Brainstorming, a creative tool for problem solving.

Brainstorming, generating ideas.

How often have you used brainstorming? The chances are that you used at least once even if you didn’t realise it. Brainstorming is a really powerful creative tool, for exploring the landscape of possibilities around a problem. When done in a productive manner, brainstorming can unleash incredible results and solutions. In this article, we will explore relevant aspects that can help you to get the best from it.

Why is brainstorming so important?

Brainstorming is a wonderful tool that allow us to go beyond the obvious first solutions to a problem. With brainstorming, you can create a wave of new fresh ideas and by taking these fresh perspectives, you can create something that people have really never thought about before.  Aim for quantity, try to generate a hundred solutions for every problem that we come up with.

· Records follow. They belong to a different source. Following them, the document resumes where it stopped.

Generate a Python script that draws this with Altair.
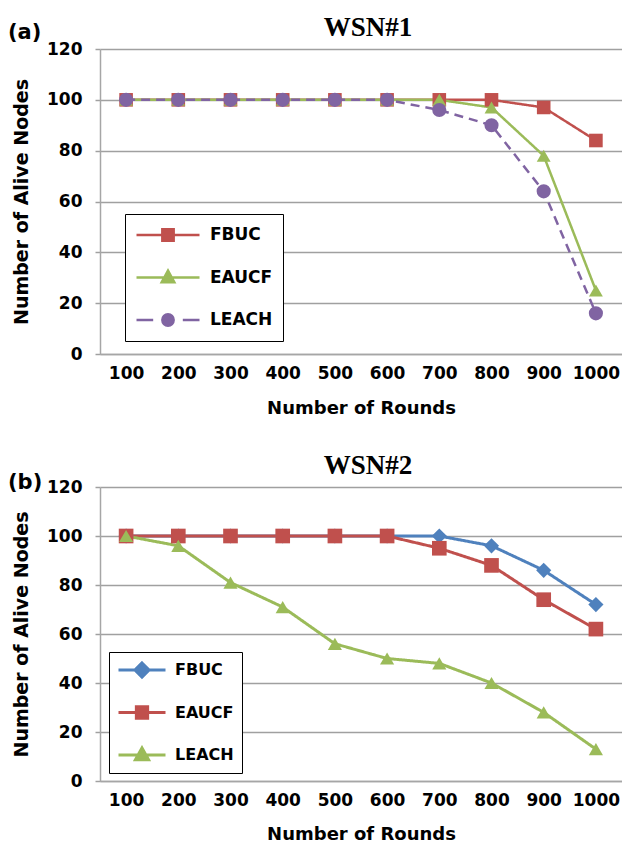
import altair as alt
import pandas as pd

rounds = [100, 200, 300, 400, 500, 600, 700, 800, 900, 1000]
series_names = ["FBUC", "EAUCF", "LEACH"]

# Panel (a) WSN#1
a_fbuc = [100, 100, 100, 100, 100, 100, 100, 100, 97, 84]
a_eaucf = [100, 100, 100, 100, 100, 100, 100, 97, 78, 25]
a_leach = [100, 100, 100, 100, 100, 100, 96, 90, 64, 16]

# Panel (b) WSN#2
b_fbuc = [100, 100, 100, 100, 100, 100, 100, 96, 86, 72]
b_eaucf = [100, 100, 100, 100, 100, 100, 95, 88, 74, 62]
b_leach = [100, 96, 81, 71, 56, 50, 48, 40, 28, 13]

y_ticks = [0, 20, 40, 60, 80, 100, 120]

RED, GREEN, PURPLE, BLUE = "#C0504D", "#9BBB59", "#8064A2", "#4F81BD"
FONT = "DejaVu Sans"


def make_df(cols):
    rows = []
    for name, vals in zip(series_names, cols):
        for r, v in zip(rounds, vals):
            rows.append({"round": r, "alive": v, "series": name})
    return pd.DataFrame(rows)


def pick(mapping):
    e = "datum.value == 'FBUC' ? '%s' : datum.value == 'EAUCF' ? '%s' : '%s'"
    return {"expr": e % (mapping[0], mapping[1], mapping[2])}


def panel(df, title, tag, tag_y, colors, dashes, shapes, sizes, stroke_w,
          width, height, xtitle_pad, leg):
    color_scale = alt.Scale(domain=series_names, range=colors)
    x = alt.X(
        "round:O", sort=rounds, scale=alt.Scale(type="point", padding=0.5),
        axis=alt.Axis(title="Number of Rounds", labelAngle=0, ticks=False,
                      tickSize=0, labelPadding=11, titlePadding=xtitle_pad,
                      grid=False),
    )
    y = alt.Y(
        "alive:Q", scale=alt.Scale(domain=[0, 120], nice=False),
        axis=alt.Axis(values=y_ticks, title="Number of Alive Nodes", tickSize=5,
                      labelPadding=13, titlePadding=15, grid=True),
    )
    base = alt.Chart(df)
    lines = base.mark_line(strokeWidth=stroke_w).encode(
        x=x, y=y,
        color=alt.Color("series:N", scale=color_scale, legend=None),
        strokeDash=alt.StrokeDash("series:N",
                                  scale=alt.Scale(domain=series_names, range=dashes),
                                  legend=None),
    )
    legend = alt.Legend(
        title=None, orient="none", legendX=leg["x"], legendY=leg["y"],
        symbolType=pick(leg["paths"]), symbolSize=leg["size"],
        symbolStrokeWidth=stroke_w,
        symbolFillColor=pick(colors), symbolStrokeColor=pick(colors),
        symbolOpacity=1, symbolOffset=0,
        clipHeight=leg["clip"], rowPadding=leg["row"], padding=leg["pad"],
        labelOffset=leg["loff"], labelFont=FONT, labelFontSize=leg["fs"],
        labelFontWeight="bold", labelColor="black",
        strokeColor="black", fillColor="white",
    )
    points = base.mark_point(filled=True, opacity=1).encode(
        x=x, y=y,
        color=alt.Color("series:N", scale=color_scale, legend=legend),
        shape=alt.Shape("series:N",
                        scale=alt.Scale(domain=series_names, range=shapes),
                        legend=None),
        size=alt.Size("series:N",
                      scale=alt.Scale(domain=series_names, range=sizes),
                      legend=None),
    )
    tag_layer = alt.Chart(pd.DataFrame({"tag": [tag]})).mark_text(
        font=FONT, fontWeight="bold", fontSize=21, align="left",
        baseline="middle", color="black",
    ).encode(text="tag:N", x=alt.value(-92), y=alt.value(tag_y))
    title_layer = alt.Chart(pd.DataFrame({"title": [title]})).mark_text(
        font="Liberation Serif", fontWeight="bold", fontSize=27, align="center",
        baseline="middle", color="black",
    ).encode(text="title:N", x=alt.value(width / 2 + 7), y=alt.value(-21))

    return alt.layer(lines, points, tag_layer, title_layer).resolve_legend(
        color="independent"
    ).properties(width=width, height=height)


top_paths = [
    "M-1,0H1M-0.18,-0.18H0.18V0.18H-0.18Z",
    "M-1,0H1M0,-0.22L0.2,0.15H-0.2Z",
    "M-1,0H-0.47M0.47,0H1M-0.18,0A0.18 0.18 0 1 0 0.18,0A0.18 0.18 0 1 0 -0.18,0Z",
]
bot_paths = [
    "M-1,0H1M0,-0.3L0.3,0L0,0.3L-0.3,0Z",
    "M-1,0H1M-0.24,-0.24H0.24V0.24H-0.24Z",
    "M-1,0H1M0,-0.3L0.28,0.2H-0.28Z",
]

top = panel(
    make_df([a_fbuc, a_eaucf, a_leach]), "WSN#1", "(a)", -16,
    [RED, GREEN, PURPLE], [[1, 0], [1, 0], [9, 6]],
    ["square", "triangle-up", "circle"], [185, 200, 160], 2.5, 522, 305, 18,
    {"x": 25, "y": 165, "paths": top_paths, "size": 3969, "clip": 22,
     "row": 20.5, "pad": 10, "loff": 9, "fs": 17},
)
bottom = panel(
    make_df([b_fbuc, b_eaucf, b_leach]), "WSN#2", "(b)", -4,
    [BLUE, RED, GREEN], [[1, 0], [1, 0], [1, 0]],
    ["diamond", "square", "triangle-up"], [230, 200, 250], 3, 522, 294, 17,
    {"x": 9, "y": 165, "paths": bot_paths, "size": 2209, "clip": 20,
     "row": 22.5, "pad": 8, "loff": 8, "fs": 16},
)

chart = alt.vconcat(top, bottom, spacing=35).resolve_scale(
    color="independent", shape="independent", size="independent",
    strokeDash="independent",
).resolve_legend(
    color="independent", shape="independent", size="independent",
    strokeDash="independent",
).properties(
    padding={"left": 0, "top": 6, "right": 0, "bottom": 0},
    background="white",
).configure_view(stroke=None).configure_axis(
    labelFont=FONT, labelFontSize=17, labelFontWeight="bold", labelColor="black",
    titleFont=FONT, titleFontSize=19, titleFontWeight="bold", titleColor="black",
    domainColor="#A6A6A6", domainWidth=1.5, gridColor="#A0A0A0", gridWidth=1.5,
    tickColor="#A0A0A0", tickWidth=1.5,
).configure_axisX(titleFontSize=18)

chart.save("out.html", embed_options={"renderer": "svg", "actions": False})
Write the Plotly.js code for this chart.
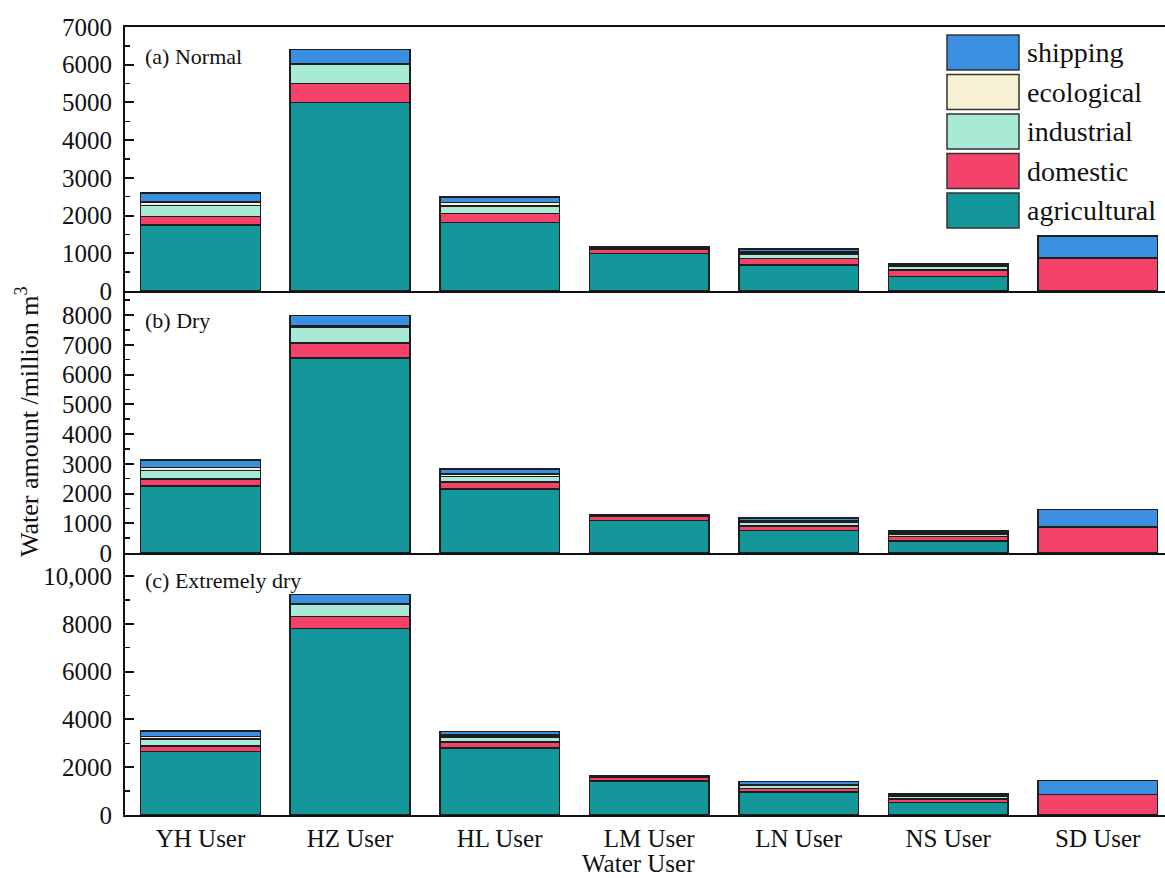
<!DOCTYPE html>
<html>
<head>
<meta charset="utf-8">
<script src="https://cdn.plot.ly/plotly-3.0.1.min.js"></script>
<style>
  html, body { margin: 0; padding: 0; background: #fff; overflow: hidden; }
  #chart { width: 1165px; height: 878px; }
</style>
</head>
<body>
<div id="chart"></div>
<script>
// Water users along the x axis
const users = ['YH User', 'HZ User', 'HL User', 'LM User', 'LN User', 'NS User', 'SD User'];

// Sectors, stacked bottom to top
const sectors = ['agricultural', 'domestic', 'industrial', 'ecological', 'shipping'];
const sectorColors = ['#14979b', '#f4426a', '#a9ead6', '#f7f1d3', '#3a8fe0'];

// (a) Normal year, million m3
const normalAgricultural = [1750, 5000, 1820, 1000, 690, 380, 0];
const normalDomestic     = [230, 500, 240, 110, 175, 175, 880];
const normalIndustrial   = [290, 500, 200, 30, 115, 90, 0];
const normalEcological   = [90, 30, 90, 15, 55, 40, 0];
const normalShipping     = [240, 370, 140, 25, 80, 35, 580];

// (b) Dry year
const dryAgricultural = [2250, 6560, 2160, 1090, 760, 400, 0];
const dryDomestic     = [240, 510, 220, 135, 155, 155, 870];
const dryIndustrial   = [280, 520, 200, 30, 105, 90, 0];
const dryEcological   = [110, 40, 80, 15, 50, 30, 0];
const dryShipping     = [240, 350, 170, 25, 115, 60, 590];

// (c) Extremely dry year
const xdryAgricultural = [2650, 7800, 2810, 1420, 960, 530, 0];
const xdryDomestic     = [240, 500, 250, 150, 155, 140, 850];
const xdryIndustrial   = [280, 500, 200, 25, 110, 110, 0];
const xdryEcological   = [110, 40, 95, 15, 60, 40, 0];
const xdryShipping     = [240, 380, 145, 25, 125, 60, 600];

// Panel captions and y tick values
const panelLabels = ['(a) Normal', '(b) Dry', '(c) Extremely dry'];
const ticksA = [0, 1000, 2000, 3000, 4000, 5000, 6000, 7000];
const ticksB = [0, 1000, 2000, 3000, 4000, 5000, 6000, 7000, 8000];
const ticksC = [0, 2000, 4000, 6000, 8000, 10000];

const panels = [
  { axis: '3', data: [normalAgricultural, normalDomestic, normalIndustrial, normalEcological, normalShipping] },
  { axis: '2', data: [dryAgricultural, dryDomestic, dryIndustrial, dryEcological, dryShipping] },
  { axis: '',  data: [xdryAgricultural, xdryDomestic, xdryIndustrial, xdryEcological, xdryShipping] }
];

const SERIF = "'Liberation Serif', 'Times New Roman', serif";
const W = 1165, H = 878;
const M = { l: 125, r: 0, t: 27, b: 63 };
const plotW = W - M.l - M.r, plotH = H - M.t - M.b;
const px2x = p => (p - M.l) / plotW;
const px2y = p => (H - M.b - p) / plotH;

const traces = [];
panels.forEach(panel => {
  panel.data.forEach((vals, i) => {
    traces.push({
      type: 'bar',
      name: sectors[i],
      x: users,
      y: vals,
      xaxis: 'x' + panel.axis,
      yaxis: 'y' + panel.axis,
      width: 0.8,
      marker: { color: sectorColors[i], line: { color: '#1e1e1e', width: 1.5 } },
      showlegend: false,
      hoverinfo: 'x+y+name'
    });
  });
});

const fmt = v => v >= 10000 ? v.toLocaleString('en-US') : String(v);

function yAxis(tickvals, range, domain, minorStep) {
  return {
    domain: domain,
    range: range,
    tickmode: 'array',
    tickvals: tickvals,
    ticktext: tickvals.map(fmt),
    ticks: 'inside',
    ticklen: 9,
    tickwidth: 2,
    tickcolor: '#111',
    minor: { ticks: 'inside', ticklen: 5, tickwidth: 1.5, tickcolor: '#111', dtick: minorStep, tick0: 0 },
    showline: true,
    linecolor: '#111',
    linewidth: 2,
    showgrid: false,
    zeroline: false,
    ticklabelstandoff: 6,
    tickfont: { family: SERIF, size: 25, color: '#111' },
    fixedrange: true
  };
}

const xRange = [-0.505, 6.45];
function xAxis(anchor, showLabels, mirror) {
  return {
    anchor: anchor,
    domain: [0, 1],
    range: xRange,
    type: 'category',
    showline: true,
    linecolor: '#111',
    linewidth: 2,
    mirror: mirror,
    ticks: '',
    showgrid: false,
    showticklabels: showLabels,
    tickfont: { family: SERIF, size: 25, color: '#111' },
    ticklabelstandoff: 0,
    fixedrange: true
  };
}

const dC = [0, 262 / plotH];
const dB = [262 / plotH, 524 / plotH];
const dA = [524 / plotH, 1];

const annotations = [];
const shapes = [];

// panel captions
[[57, 0], [321, 1], [580, 2]].forEach(([py, k]) => {
  annotations.push({
    xref: 'paper', yref: 'paper', x: px2x(143), y: px2y(py),
    xanchor: 'left', yanchor: 'middle', showarrow: false,
    text: panelLabels[k], font: { family: SERIF, size: 22, color: '#111' }
  });
});

// shared y title
annotations.push({
  xref: 'paper', yref: 'paper', x: px2x(27), y: px2y(422),
  xanchor: 'center', yanchor: 'middle', showarrow: false, textangle: -90,
  text: 'Water amount /million m<sup>3</sup>', font: { family: SERIF, size: 26, color: '#111' }
});

// x title
annotations.push({
  xref: 'paper', yref: 'paper', x: px2x(638), y: px2y(863),
  xanchor: 'center', yanchor: 'middle', showarrow: false,
  text: 'Water User', font: { family: SERIF, size: 25, color: '#111' }
});

// legend: top entry is shipping, bottom is agricultural
const legendOrder = [4, 3, 2, 1, 0];
legendOrder.forEach((s, row) => {
  const top = 35 + row * 39.5;
  shapes.push({
    type: 'rect', xref: 'paper', yref: 'paper',
    x0: px2x(947), x1: px2x(1019), y0: px2y(top + 35), y1: px2y(top),
    fillcolor: sectorColors[s], line: { color: '#333', width: 1.5 }
  });
  annotations.push({
    xref: 'paper', yref: 'paper', x: px2x(1025), y: px2y(top + 17.5),
    xanchor: 'left', yanchor: 'middle', showarrow: false,
    text: sectors[s], font: { family: SERIF, size: 28, color: '#111' }
  });
});

const layout = {
  width: W, height: H,
  margin: M,
  paper_bgcolor: '#fff',
  plot_bgcolor: '#fff',
  barmode: 'stack',
  bargap: 0.2,
  showlegend: false,
  xaxis: xAxis('y', true, false),
  xaxis2: Object.assign(xAxis('y2', false, false), { matches: 'x' }),
  xaxis3: Object.assign(xAxis('y3', false, true), { matches: 'x' }),
  yaxis: yAxis(ticksC, [0, 10960], dC, 1000),
  yaxis2: yAxis(ticksB, [0, 8810], dB, 500),
  yaxis3: yAxis(ticksA, [0, 7000], dA, 500),
  annotations: annotations,
  shapes: shapes
};

Plotly.newPlot('chart', traces, layout, { displayModeBar: false, staticPlot: true });
</script>
</body>
</html>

Does that sound too much hard work? The reason for that is: The first few ideas is going to be expected, then they become more interesting and with each wave of new ideas you start pushing the boundaries further and further. For example, if I asked you to come up with 500 flavours of ice cream, the first 50 will be the usual expected, chocolate, vanilla, strawberry, rocky road, but after you got through the first 50, maybe even the first 100, then you will start coming up with the things that are really surprising and unique.

Avoid evaluating ideas way too early.

When you’re brainstorming, you are exploring the landscape of possible solutions and at a later time, you will figure out which ideas you will start to actually exploit. If you start evaluating ideas too early. You kill the entire brainstorming process. It is one of the things that happens when you throw out an idea and somebody says: “I don’t like that idea” or “that will never work”.Ideas at this stage are very, very fragile. It is important to accept any idea, no matter how crazy it seems initially. At this stage you are exploring the landscape of ideas and possibilities.

Ask the right question: What problem are we trying to solve?

If you do not frame the problem correctly at the beginning, you really have missed enormous opportunities. One of the important things is to brainstorm around the question before you start brainstorming around the answer. One of the terms used for that is “frame storming”. The idea is to “frame storm” before you brain storm by asking what problem are we really trying to solve?

Who is in the room?

A brainstorm is only as good as the brains in the room. You need to be really thoughtful and get people with really different points of view. A good number is having about five to seven people in a brainstorm, where you can make sure that everybody gets a chance to contribute.

The environment

The environment can have a big impact on the way people think. It’s great to have a space where people can move around and put ideas on the wall while others are stepping back and looking at the board. Make sure is that everybody has post its or sticky notes and everyone has a way to write. If possible, natural light and lots of windows. The higher the ceilings the better. It’s because high ceilings lead to much more lofty thoughts and feelings.

Stand up

Why? There’s a totally different energy when you’re sitting down around a conference table versus standing up, writing on a white board. In fact, it’s best if you’re all looking at the board, instead of looking at each other. The discussion is much more about the ideas then about the people in the room. It is much easier to build on ideas when they are all right in front of you. In fact, one of the most important things of brainstorming is to build on other people’s ideas. That’s where a lot of the magic happens.

At the end of a brainstorming session

When you get to the end of a brainstorming session there’s an urgency to know what are the next steps. What do we do now? At this stage it is important to remember: Who’s in the room? The people in the room are people who came from very different backgrounds and they’re not necessarily the stakeholders nor the decision-makers.

It might be helpful to explain at the beginning at the session that the brainstorm is the exploration stage and after that, there will be an evaluation stage. The people who evaluate the ideas are not necessarily the people who were in the brainstorm. You need to make sure that the people who are there understand that their job is to generate ideas not to pick the ideas to go forward with. A good thing to do is to separate in time and in space, the exploitation stage from the exploration stage.

Final tips to remember:

·      Go for quantity.

·      Defer judgement.

·      Build on the ideas of others (“yes, and…” instead of “no, but…”)

·      Encourage wild ideas.

Sometimes people like to do brainstorming on their own individually first and then coming into a group and sharing those ideas. Other people like it better to come together first and not have that sort of pre thinking going on. This is not a recipe that can’t be changed. Just like there are lots of recipes for chocolate chip cookies. There are lots of recipes for brainstorming and the key is to figure out the recipe that works best for you.